While Congress has enacted some of the suggestions in the 9/11 Commission report, which outlined steps to improve security after the 2001 terrorist attacks, “I believe more work needs to be done to keep America safe,’’ Coakley said in a nine-page white paper on homeland security issued yesterday by her campaign.

Coakley said her experience as Middlesex district attorney and the state’s attorney general have given her a “first-hand understanding of the tools members of law enforcement need to keep Massachusetts and our nation safe.’’

While pushing for stepped-up security, Coakley said she would protect civil liberties.

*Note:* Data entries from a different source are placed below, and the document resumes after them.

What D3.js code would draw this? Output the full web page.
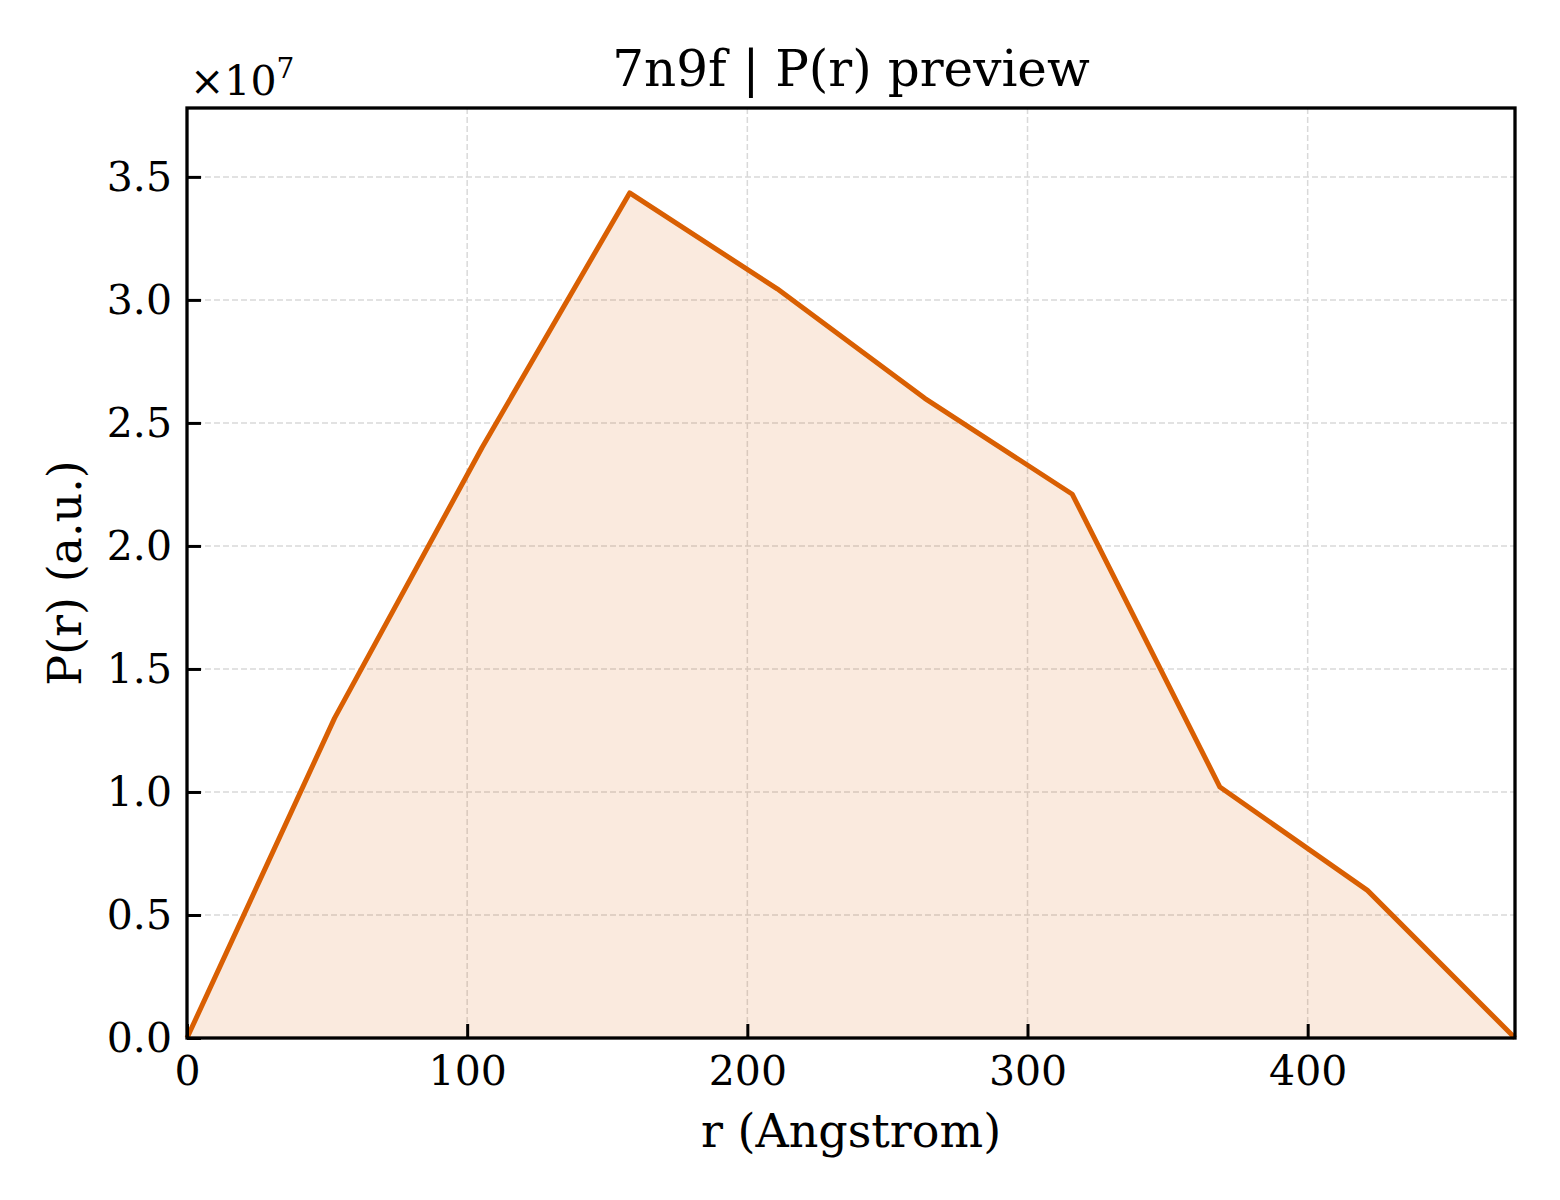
<!DOCTYPE html>
<html><head><meta charset="utf-8">
<script src="https://cdn.jsdelivr.net/npm/d3@7/dist/d3.min.js"></script>
<style>body{margin:0;background:#fff}svg{display:block}text{font-family:"DejaVu Serif",serif;fill:#000}</style>
</head><body>
<svg id="c" width="1560" height="1200"></svg>
<script>
const rValues = [0, 52.67, 105.33, 158, 210.67, 263.33, 316, 368.67, 421.33, 474];
const pValues = [0, 1.30e7, 2.40e7, 3.435e7, 3.045e7, 2.60e7, 2.21e7, 1.02e7, 0.60e7, 0];
const xTicks = [0, 100, 200, 300, 400];
const yTicks = [0, 0.5e7, 1.0e7, 1.5e7, 2.0e7, 2.5e7, 3.0e7, 3.5e7];
const titleText = "7n9f | P(r) preview";
const xLabel = "r (Angstrom)";
const yLabel = "P(r) (a.u.)";

const L = 187, R = 1515, T = 108, B = 1038;
const svg = d3.select("#c");
const x = d3.scaleLinear().domain([0, 474]).range([L, R]);
const y = d3.scaleLinear().domain([0, 3.78e7]).range([B, T]);
const data = rValues.map((r, i) => ({r, p: pValues[i]}));

// grid
const g = svg.append("g");
g.selectAll(".gx").data(xTicks.slice(1)).join("line")
  .attr("x1", d => x(d)).attr("x2", d => x(d)).attr("y1", T).attr("y2", B)
  .attr("stroke", "#d9d9d9").attr("stroke-width", 1.5).attr("stroke-dasharray", "6,3");
g.selectAll(".gy").data(yTicks.slice(1)).join("line")
  .attr("y1", d => y(d)).attr("y2", d => y(d)).attr("x1", L).attr("x2", R)
  .attr("stroke", "#d9d9d9").attr("stroke-width", 1.5).attr("stroke-dasharray", "6,3");

// area + line
svg.append("path").datum(data)
  .attr("d", d3.area().x(d => x(d.r)).y0(y(0)).y1(d => y(d.p)))
  .attr("fill", "#d95f02").attr("fill-opacity", 0.13);
svg.append("path").datum(data)
  .attr("d", d3.line().x(d => x(d.r)).y(d => y(d.p)))
  .attr("fill", "none").attr("stroke", "#d95f02").attr("stroke-width", 5).attr("stroke-linejoin", "round");

// axes
const xa = svg.append("g").attr("transform", `translate(0,${B})`)
  .call(d3.axisBottom(x).tickValues(xTicks).tickSizeInner(-14).tickSizeOuter(0).tickPadding(18).tickFormat(d3.format("d")));
const ya = svg.append("g").attr("transform", `translate(${L},0)`)
  .call(d3.axisLeft(y).tickValues(yTicks).tickSizeInner(-14).tickSizeOuter(0).tickPadding(15).tickFormat(d => (d / 1e7).toFixed(1)));
[xa, ya].forEach(a => {
  a.select(".domain").remove();
  a.selectAll(".tick line").attr("stroke", "#000").attr("stroke-width", 3);
  a.selectAll(".tick text").attr("font-size", 41).attr("font-family", "DejaVu Serif");
});
xa.selectAll(".tick text").attr("dy", "0.71em");

// frame
svg.append("rect").attr("x", L).attr("y", T).attr("width", R - L).attr("height", B - T)
  .attr("fill", "none").attr("stroke", "#000").attr("stroke-width", 3.3);

// texts
svg.append("text").attr("x", (L + R) / 2).attr("y", 86).attr("text-anchor", "middle")
  .attr("font-size", 50).text(titleText);
svg.append("text").attr("x", (L + R) / 2).attr("y", 1147).attr("text-anchor", "middle")
  .attr("font-size", 46).text(xLabel);
svg.append("text").attr("transform", `translate(81,${(T + B) / 2}) rotate(-90)`).attr("text-anchor", "middle")
  .attr("font-size", 46).text(yLabel);
const off = svg.append("text").attr("x", 190).attr("y", 95).attr("font-size", 41);
off.append("tspan").text("×10");
off.append("tspan").attr("font-size", 28).attr("dy", -17).text("7");
</script>
</body></html>
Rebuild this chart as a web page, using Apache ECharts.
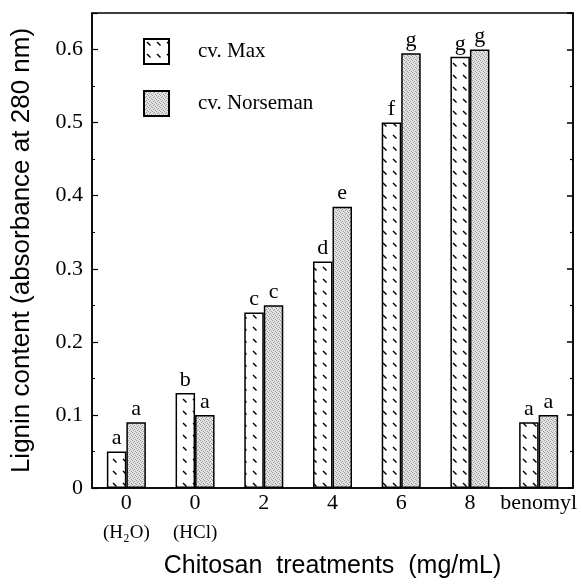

“We must resist security measures that only appear to advance public safety aims, but, in actuality, lack the capability of keeping us safe,’’ she said. “We must balance keeping America safe with protecting individual civil rights and liberties.’’

Coakley outlined her security priorities yesterday as she picked up several law enforcement endorsements, including nods from the Boston Police Patrolmen’s Association and the Massachusetts Coalition of Police.

Coakley faces three opponents in the Democratic primary on Dec. 8: City Year cofounder Alan Khazei, Celtics co-owner Stephen Pagliuca, and US Representative Michael E. Capuano. State Senator Scott Brown of Wrentham is vying with Jack E. Robinson for the Republican nomination. The special election is Jan. 19.

Brown, trying to draw attention amid the competitive Democratic race, blasted Coakley’s plan. “I’m shocked that Martha Coakley would issue a white paper on national security and fail to mention the necessity of winning the war in Afghanistan, preventing Iran from obtaining a nuclear weapon, and the need for a vigorous system of missile defense to protect ourselves and allies from a catastrophic attack,’’ he said in a statement.

Noting that Kennedy was a strong advocate for men and women in uniform, Coakley also promised in the plan to protect American troops, both while they are deployed and when they return home. She said she would lead the fight to ensure that more Mine Resistant Ambush Protected vehicles are deployed to Iraq and Afghanistan to protect troops from roadside bombs.

She promised to work, too, to ensure that troops who have returned home are provided with transition counseling, are able to get their benefits, and see that their families are able to stay in their homes.